News 12 at 11 o'clock / Wednesday, Oct. 10, 2012
GRANITEVILLE, S.C. -- Jacksonville Missionary Baptist Church is 138 years old. It’s a church built by the descendants of slaves.
Today, it still sits off a quiet Chalkbed Road in Graniteville. But soon, it may have to close its doors for good. The church is being sued for breach of contract.
"What is happening right now, the church is having to give an explanation why they are being brought into a suit about property that they own and is trying to protect,” said Rev. Ralph Holloway.
Rev. Holloway says the church signed what he says was an agreement with G.L. Williams & Daughter Trucking Inc. back in 2002, which allowed the contractor to mine clay sand from a bluff on church property.
But as more and more clay was removed, Holloway says trucks got closer and closer to a cemetery behind the church.

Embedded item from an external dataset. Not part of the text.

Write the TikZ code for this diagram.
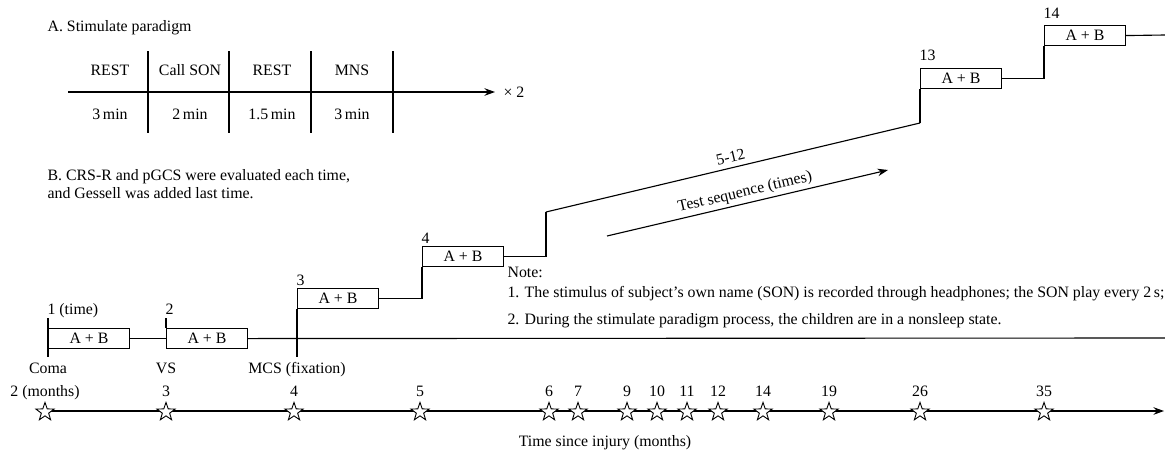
\documentclass[tikz,border=0pt]{standalone}
\usepackage{fontspec}
\setmainfont{Liberation Serif}
\usepackage{tikz}
\usetikzlibrary{positioning,shapes.geometric,arrows.meta}

\begin{document}
\begin{tikzpicture}[
        x=0.0235cm, y=-0.0235cm,
        font=\fontsize{10.6}{12.5}\selectfont,
        line width=0.75pt,
        % --- STYLE CHUNG ---
        plain/.style={inner sep=0pt},
        % Hop "A + B"
        testbox/.style={
            rectangle,
            draw,
            anchor=north west,
            minimum width=1.9cm,
            minimum height=0.47cm,
            inner sep=0pt
        },
        % So thu tu lan do
        seqno/.style={plain, anchor=base west},
        % Chu giua (trang thai, thang)
        midtext/.style={plain, anchor=base},
        % Ngoi sao tren truc thoi gian
        monthstar/.style={
            star, star points=5, star point ratio=2.5,
            draw, fill=white, line width=0.6pt,
            minimum size=0.45cm, inner sep=0pt
        },
        tip/.style={-{Stealth[length=7pt,width=5pt]}}
    ]
    \useasboundingbox (0,0) rectangle (1165,451);

    % --- PHAN A: KICH THICH ---
    \node[seqno] (titleA) at (47,32) {A. Stimulate paradigm};
    \foreach \x in {148,229,311,393}
        \draw (\x,51) -- (\x,133);
    \coordinate (pa_start) at (68,92);
    \coordinate (pa_end) at (495,92);
    \draw[tip] (pa_start) -- (pa_end);
    \node[plain, anchor=west] (rep) at (503,92) {× 2};
    \foreach \cx/\hd/\dur [count=\i] in {110/REST/3\,min, 190/Call SON/2\,min,
                                         272/REST/1.5\,min, 352/MNS/3\,min} {
        \node[midtext] (hd\i) at (\cx,75) {\hd};
        \node[midtext] (dur\i) at (\cx,119) {\dur};
    }

    % --- PHAN B ---
    \node[seqno] (titleB) at (47,180) {B. CRS-R and pGCS were evaluated each time,};
    \node[seqno] (titleB2) at (47,198) {and Gessell was added last time.};

    % --- CAC LAN DO ---
    \node[testbox] (t1) at (48,328) {A + B};
    \node[testbox] (t2) at (166,328) {A + B};
    \node[testbox] (t3) at (297,288) {A + B};
    \node[testbox] (t4) at (422,246) {A + B};
    \node[testbox] (t13) at (920,68) {A + B};
    \node[testbox] (t14) at (1044,25) {A + B};

    \node[seqno] (n1) at (47,314) {1 (time)};
    \node[seqno] (n2) at (165,314) {2};
    \node[seqno] (n3) at (296,285) {3};
    \node[seqno] (n4) at (421,243) {4};
    \node[seqno] (n13) at (919,60) {13};
    \node[seqno] (n14) at (1043,18) {14};

    % duong noi giua cac hop
    \coordinate (tick1_top) at (48,318);
    \coordinate (tick1_bot) at (48,357);
    \coordinate (tick2_top) at (166,318);
    \coordinate (tick3_bot) at (297,357);
    \coordinate (base_end) at (1165,338);
    \coordinate (up1) at (546,212);
    \coordinate (up2) at (920,123);
    \coordinate (top_end) at (1165,35);

    \draw (tick1_top) -- (tick1_bot);
    \draw (tick2_top) -- (t2.north west);
    \draw (t3.south west) -- (tick3_bot);
    \draw (t1.east) -- (t2.west);
    \draw (t2.east) -- (base_end);
    \draw (t3.east) -| (t4.south west);
    \draw (t4.east) -| (up1);
    \draw (up1) -- node[above, sloped, inner sep=3pt] (seq) {5-12} (up2);
    \draw (up2) -- (t13.south west);
    \draw (t13.east) -| (t14.south west);
    \draw (t14.east) -- (top_end);

    % mui ten thu tu
    \coordinate (ts_a) at (607,236);
    \coordinate (ts_b) at (888,170);
    \draw[tip] (ts_a) -- node[above, sloped, inner sep=2pt] (tslbl) {Test sequence (times)} (ts_b);

    % trang thai
    \node[midtext] (coma) at (48,373) {Coma};
    \node[midtext] (vs) at (166,373) {VS};
    \node[midtext] (mcs) at (297,373) {MCS (fixation)};

    % ghi chu
    \node[seqno] (note) at (507,277) {Note:};
    \node[seqno] (note1) at (507,297) {1. The stimulus of subject’s own name (SON) is recorded through headphones; the SON play every 2\,s;};
    \node[seqno] (note2) at (507,324) {2. During the stimulate paradigm process, the children are in a nonsleep state.};

    % --- TRUC THOI GIAN ---
    \coordinate (ax_start) at (45,411);
    \coordinate (ax_end) at (1164,411);
    \draw[tip] (ax_start) -- (ax_end);
    \foreach \mx/\mo in {45/2,166/3,294/4,420/5,549/6,578/7,627/9,657/10,
                         687/11,718/12,763/14,829/19,920/26,1044/35} {
        \node[monthstar] (s\mo) at (\mx,412) {};
    }
    \foreach \mx/\mo in {166/3,294/4,420/5,549/6,578/7,627/9,657/10,
                         687/11,718/12,763/14,829/19,920/26,1044/35} {
        \node[midtext] (m\mo) at (\mx,396) {\mo};
    }
    \node[midtext] (m2) at (45,396) {2 (months)};
    \node[midtext] (axlbl) at (605,446) {Time since injury (months)};

\end{tikzpicture}
\end{document}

He says the cemetery contains many marked graves dating back before the Civil War. They believe several Civil War soldiers are buried behind the church and even a soldier who fought in the American Revolution. He says workers also worked on Saturdays.
"And at one point, we had a funeral, and he was out there with all his trucks with all the dust and so forth going on. And the following Saturday, he was asked, peacefully, if he would not do that,” Holloway said.

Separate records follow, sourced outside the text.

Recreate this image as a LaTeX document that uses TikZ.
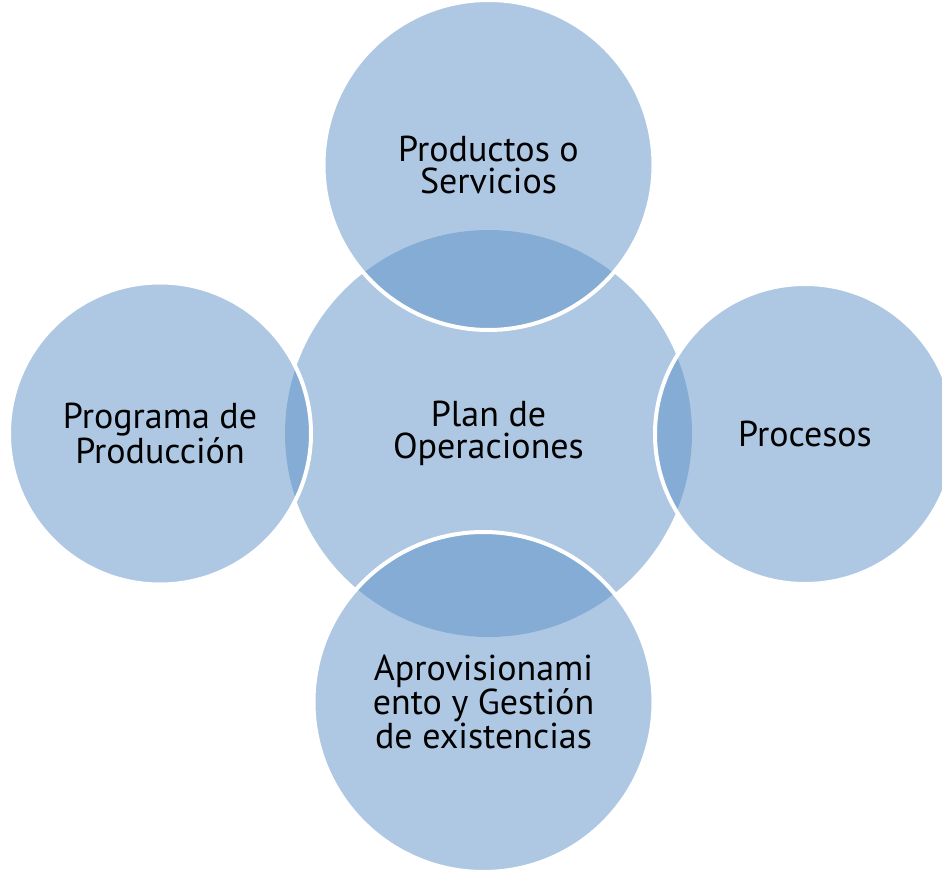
\documentclass[tikz,border=0pt]{standalone}
\usepackage{fontspec}
\setmainfont{PT Sans}
\definecolor{planblue}{RGB}{93,145,199}
\begin{document}
\begin{tikzpicture}[x=1pt,y=-1pt,font=\fontsize{36}{32.5}\selectfont,
 disc/.style={circle,fill=planblue,fill opacity=0.5,text opacity=1,align=center,inner sep=0pt},
 satellite/.style={disc,draw=white,draw opacity=1,line width=4pt}]
 \useasboundingbox (0,0) rectangle (942,870);
 \clip (0,0) rectangle (942,870);
 % centre first, the four around it on top
 \node[disc,minimum size=407pt] (plan) at (488.5,433.5) {Plan de\\Operaciones};
 \node[satellite,minimum size=330pt] (productos) at (488.5,165) {Productos o\\Servicios};
 \node[satellite,minimum size=300pt] (procesos) at (805,434) {Procesos};
 \node[satellite,minimum size=340pt] (aprov) at (483.5,702) {Aprovisionami\\ento y Gestión\\de existencias};
 \node[satellite,minimum size=302pt] (programa) at (160,433.5) {Programa de\\Producción};
\end{tikzpicture}
\end{document}
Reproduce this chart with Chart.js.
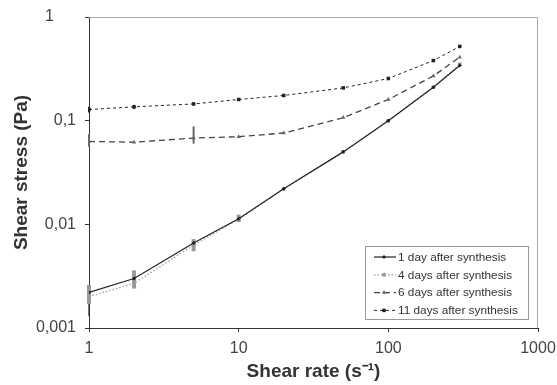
<!DOCTYPE html>
<html>
<head>
<meta charset="utf-8">
<script src="https://cdn.jsdelivr.net/npm/chart.js@4/dist/chart.umd.min.js"></script>
<style>
  html, body { margin: 0; padding: 0; background: #fff; }
  #wrap { width: 557px; height: 385px; }
</style>
</head>
<body>
<div id="wrap"><canvas id="c"></canvas></div>
<script>
// shear rate (s-1)
const shearRate = [1, 2, 5, 10, 20, 50, 100, 200, 300];
// shear stress (Pa) per sample age
const day1 = [0.0022, 0.003, 0.0066, 0.0113, 0.022, 0.05, 0.1, 0.21, 0.34];
const day4 = [0.002, 0.0027, 0.0063, 0.0112, 0.022, 0.05, 0.1, 0.21, 0.35];
const day6 = [0.063, 0.062, 0.068, 0.07, 0.076, 0.107, 0.16, 0.27, 0.41];
const day11 = [0.128, 0.136, 0.145, 0.16, 0.175, 0.207, 0.255, 0.38, 0.52];

// error bar ranges [low, high] (null = none)
const day1Err = [[0.0013, 0.0022], null, null, null, null, null, null, null, null];
const day4Err = [[0.0017, 0.0026], [0.0024, 0.0036], [0.0055, 0.0072], [0.0105, 0.0124], null, null, null, null, null];
const day6Err = [[0.056, 0.074], null, [0.06, 0.088], null, null, null, null, null, null];
const day11Err = [[0.12, 0.136], [0.13, 0.142], null, null, null, null, null, null, null];

const yTicks = [0.001, 0.01, 0.1, 1];
const xTicks = [1, 10, 100, 1000];
const seriesLabels = ['1 day after synthesis', '4 days after synthesis', '6 days after synthesis', '11 days after synthesis'];

const FONT = "Arial, 'Liberation Sans', sans-serif";
const pts = arr => shearRate.map((x, i) => ({ x: x, y: arr[i] }));

const datasets = [
  { label: seriesLabels[0], data: pts(day1), err: day1Err, borderColor: '#222', backgroundColor: '#222',
    borderWidth: 1.2, pointStyle: 'rectRot', pointRadius: 2, errColor: '#222', errWidth: 1.2 },
  { label: seriesLabels[1], data: pts(day4), err: day4Err, borderColor: '#999', backgroundColor: '#999',
    borderWidth: 1.2, borderDash: [1.5, 2], pointStyle: 'rect', pointRadius: 2.5, errColor: '#999', errWidth: 4 },
  { label: seriesLabels[2], data: pts(day6), err: day6Err, borderColor: '#444', backgroundColor: '#666',
    borderWidth: 1.3, borderDash: [6, 4], pointStyle: 'triangle', pointRadius: 2.5, errColor: '#666', errWidth: 2 },
  { label: seriesLabels[3], data: pts(day11), err: day11Err, borderColor: '#222', backgroundColor: '#222',
    borderWidth: 1, borderDash: [3, 3], pointStyle: 'rect', pointRadius: 2.5, errColor: '#222', errWidth: 2 }
];
datasets.forEach(d => { d.pointBorderWidth = 0; d.tension = 0; d.fill = false; });

// plot frame (top/right in light gray)
const frame = {
  id: 'frame',
  beforeDatasetsDraw(chart) {
    const { ctx, chartArea: a } = chart;
    ctx.save();
    ctx.strokeStyle = '#aaa';
    ctx.lineWidth = 1;
    ctx.beginPath();
    ctx.moveTo(a.left, a.top + 0.5);
    ctx.lineTo(a.right - 0.5, a.top + 0.5);
    ctx.lineTo(a.right - 0.5, a.bottom);
    ctx.stroke();
    ctx.restore();
  }
};

// error bars
const errorBars = {
  id: 'errorBars',
  beforeDatasetsDraw(chart) {
    const { ctx, scales } = chart;
    ctx.save();
    chart.data.datasets.forEach(ds => {
      ctx.strokeStyle = ds.errColor;
      ctx.lineWidth = ds.errWidth;
      ds.err.forEach((e, i) => {
        if (!e) return;
        const x = scales.x.getPixelForValue(shearRate[i]);
        ctx.beginPath();
        ctx.moveTo(x, scales.y.getPixelForValue(e[0]));
        ctx.lineTo(x, scales.y.getPixelForValue(e[1]));
        ctx.stroke();
      });
    });
    ctx.restore();
  }
};

// boxed legend inside lower right of the plot
const legendBox = {
  id: 'legendBox',
  afterDatasetsDraw(chart) {
    const { ctx, chartArea: a } = chart;
    const w = 163, h = 73;
    const x0 = a.right - 10 - w, y0 = a.bottom - 9 - h;
    ctx.save();
    ctx.fillStyle = '#fff';
    ctx.fillRect(x0, y0, w, h);
    ctx.strokeStyle = '#999';
    ctx.lineWidth = 1;
    ctx.strokeRect(x0 + 0.5, y0 + 0.5, w, h);
    chart.data.datasets.forEach((ds, i) => {
      const cy = y0 + 11 + i * 17.8;
      ctx.strokeStyle = ds.borderColor;
      ctx.lineWidth = ds.borderWidth;
      ctx.setLineDash(ds.borderDash || []);
      ctx.beginPath();
      ctx.moveTo(x0 + 9, cy);
      ctx.lineTo(x0 + 31, cy);
      ctx.stroke();
      ctx.setLineDash([]);
      ctx.fillStyle = ds.backgroundColor;
      Chart.helpers.drawPoint(ctx, { pointStyle: ds.pointStyle, radius: ds.pointRadius, rotation: 0, borderWidth: 0 }, x0 + 19, cy);
      ctx.fillStyle = '#333';
      ctx.font = '11.8px ' + FONT;
      ctx.textBaseline = 'middle';
      ctx.fillText(ds.label, x0 + 33, cy + 0.5);
    });
    ctx.restore();
  }
};

new Chart(document.getElementById('c'), {
  type: 'line',
  data: { datasets: datasets },
  plugins: [frame, errorBars, legendBox],
  options: {
    responsive: true,
    maintainAspectRatio: false,
    animation: false,
    layout: { padding: { left: 0, top: 17, right: 19, bottom: 0 } },
    plugins: { legend: { display: false }, tooltip: { enabled: false } },
    scales: {
      x: {
        type: 'logarithmic',
        min: 1, max: 1000,
        afterBuildTicks: s => { s.ticks = xTicks.map(v => ({ value: v })); },
        afterFit: s => { s.height = 57; s.paddingLeft = 0; s.paddingRight = 0; },
        border: { color: '#333', width: 1 },
        grid: { drawOnChartArea: false, drawTicks: true, tickLength: 4, color: '#333' },
        ticks: { color: '#444', font: { family: FONT, size: 16 }, padding: 7, autoSkip: false, maxRotation: 0,
                 callback: v => String(v) },
        title: { display: true, text: 'Shear rate (s\u207B\u00B9)', color: '#333',
                 font: { family: FONT, size: 19, weight: 'bold' }, padding: { top: 2, bottom: 2 } }
      },
      y: {
        type: 'logarithmic',
        min: 0.001, max: 1,
        afterBuildTicks: s => { s.ticks = yTicks.map(v => ({ value: v })); },
        afterFit: s => { s.width = 89; s.paddingTop = 0; s.paddingBottom = 0; },
        border: { color: '#333', width: 1 },
        grid: { drawOnChartArea: false, drawTicks: true, tickLength: 4, color: '#333' },
        ticks: { color: '#444', font: { family: FONT, size: 16 }, padding: 9, autoSkip: false,
                 callback: v => (v === 1 ? '1     ' : String(v).replace('.', ',')) },
        title: { display: true, text: 'Shear stress (Pa)', color: '#333',
                 font: { family: FONT, size: 19, weight: 'bold' }, padding: { top: 10, bottom: 0 } }
      }
    }
  }
});
</script>
</body>
</html>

He says, however, work continued. Finally, the church sent a letter to Williams to cease and desist. Now, Williams is suing the church to reclaim damages his business incurred when the church broke what his lawyer says was a contract.
"We would be devastated. If this lawsuit affects the church, we would be just devastated. We'll be set back 138 years,” said the reverend, speculating that his church may even be forced to close for good.

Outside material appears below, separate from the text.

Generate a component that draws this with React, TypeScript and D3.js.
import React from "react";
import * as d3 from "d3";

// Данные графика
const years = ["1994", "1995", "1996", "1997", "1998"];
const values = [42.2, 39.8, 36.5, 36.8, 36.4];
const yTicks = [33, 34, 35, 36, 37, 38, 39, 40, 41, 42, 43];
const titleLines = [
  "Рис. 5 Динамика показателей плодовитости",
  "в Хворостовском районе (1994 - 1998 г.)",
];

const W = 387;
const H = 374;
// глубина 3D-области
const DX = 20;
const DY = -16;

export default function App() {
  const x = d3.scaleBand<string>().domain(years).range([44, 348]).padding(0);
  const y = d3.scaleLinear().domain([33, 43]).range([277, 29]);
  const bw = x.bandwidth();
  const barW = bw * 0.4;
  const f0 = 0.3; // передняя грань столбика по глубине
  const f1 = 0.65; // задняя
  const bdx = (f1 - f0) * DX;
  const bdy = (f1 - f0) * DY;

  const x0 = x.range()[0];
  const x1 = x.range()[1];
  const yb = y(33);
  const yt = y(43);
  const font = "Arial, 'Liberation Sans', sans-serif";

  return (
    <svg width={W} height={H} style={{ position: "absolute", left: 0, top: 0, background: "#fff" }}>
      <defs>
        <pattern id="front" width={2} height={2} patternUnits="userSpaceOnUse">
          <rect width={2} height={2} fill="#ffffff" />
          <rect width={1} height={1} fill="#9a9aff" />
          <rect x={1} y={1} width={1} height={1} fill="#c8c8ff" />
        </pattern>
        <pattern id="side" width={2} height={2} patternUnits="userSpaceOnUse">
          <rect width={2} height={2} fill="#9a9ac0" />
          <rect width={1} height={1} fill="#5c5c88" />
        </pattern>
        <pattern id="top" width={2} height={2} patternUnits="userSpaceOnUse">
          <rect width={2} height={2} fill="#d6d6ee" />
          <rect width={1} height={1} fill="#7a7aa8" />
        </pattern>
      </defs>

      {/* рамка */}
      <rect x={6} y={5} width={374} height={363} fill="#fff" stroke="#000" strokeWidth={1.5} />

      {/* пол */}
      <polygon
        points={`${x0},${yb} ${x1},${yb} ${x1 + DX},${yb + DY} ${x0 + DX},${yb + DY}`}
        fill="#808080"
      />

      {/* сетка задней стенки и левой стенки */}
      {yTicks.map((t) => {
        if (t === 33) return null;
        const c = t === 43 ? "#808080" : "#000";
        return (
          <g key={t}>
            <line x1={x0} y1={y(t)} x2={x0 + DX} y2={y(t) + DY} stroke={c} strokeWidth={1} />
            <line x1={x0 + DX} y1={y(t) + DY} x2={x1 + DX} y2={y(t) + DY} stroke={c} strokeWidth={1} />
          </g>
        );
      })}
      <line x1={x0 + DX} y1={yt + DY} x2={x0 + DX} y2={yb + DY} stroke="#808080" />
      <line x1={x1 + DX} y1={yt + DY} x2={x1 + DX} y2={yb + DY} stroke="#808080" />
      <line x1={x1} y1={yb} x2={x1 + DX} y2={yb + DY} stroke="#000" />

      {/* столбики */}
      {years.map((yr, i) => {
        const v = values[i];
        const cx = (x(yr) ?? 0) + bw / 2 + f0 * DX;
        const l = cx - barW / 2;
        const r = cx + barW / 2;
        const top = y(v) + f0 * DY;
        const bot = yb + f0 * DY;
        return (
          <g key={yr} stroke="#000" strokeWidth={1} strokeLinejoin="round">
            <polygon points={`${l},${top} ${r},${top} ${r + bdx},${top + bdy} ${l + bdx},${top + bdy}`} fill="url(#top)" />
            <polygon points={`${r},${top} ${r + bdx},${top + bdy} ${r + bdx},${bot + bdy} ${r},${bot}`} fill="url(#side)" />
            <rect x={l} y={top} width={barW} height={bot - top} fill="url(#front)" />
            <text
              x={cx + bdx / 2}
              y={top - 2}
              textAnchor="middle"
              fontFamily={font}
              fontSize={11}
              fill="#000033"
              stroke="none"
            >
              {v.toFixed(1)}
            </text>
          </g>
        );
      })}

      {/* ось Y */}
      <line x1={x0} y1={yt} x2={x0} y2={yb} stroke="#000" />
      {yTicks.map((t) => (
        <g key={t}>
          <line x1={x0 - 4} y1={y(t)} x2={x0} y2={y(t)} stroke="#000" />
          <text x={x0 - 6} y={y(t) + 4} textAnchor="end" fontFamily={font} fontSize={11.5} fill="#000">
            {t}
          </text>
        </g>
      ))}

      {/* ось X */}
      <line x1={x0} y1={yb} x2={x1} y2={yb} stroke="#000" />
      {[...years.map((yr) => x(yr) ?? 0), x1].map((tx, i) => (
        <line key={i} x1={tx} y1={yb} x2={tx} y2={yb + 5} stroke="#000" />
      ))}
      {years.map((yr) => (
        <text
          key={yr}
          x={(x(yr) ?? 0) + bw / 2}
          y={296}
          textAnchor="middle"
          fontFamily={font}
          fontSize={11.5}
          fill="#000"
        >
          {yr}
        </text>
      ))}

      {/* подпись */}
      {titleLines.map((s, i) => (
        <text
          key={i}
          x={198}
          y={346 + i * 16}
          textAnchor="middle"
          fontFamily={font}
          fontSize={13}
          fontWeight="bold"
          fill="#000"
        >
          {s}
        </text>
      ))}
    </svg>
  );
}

He and his lawyer, Doug Truslow, say the church did have reason to break the agreement that they say wasn't a legally-binding contract. They also point out that the work didn't meet several South Carolina Department of Health and Environmental Control regulations.
They also fear that unmarked graves may have been dug up as a result of the work, as the workers got only yards away from the cemetery.
"Who knows. On the top of that hill, like I said in court, a family member could just say, 'I'm going to put him right here.' Right here could be 10 feet from the church. I don't know,” Holloway said.
That's what Clarke McCants, from the Nance, McCants & Massey Law Firm in Aiken, emphasized. He said even though there’s a lot of speculation, there’s no evidence that suggests bodies were exhumed from the cemetery.
Wednesday marked the first day of witness testimony. The civil case will resume Thursday morning at the Aiken County Courthouse.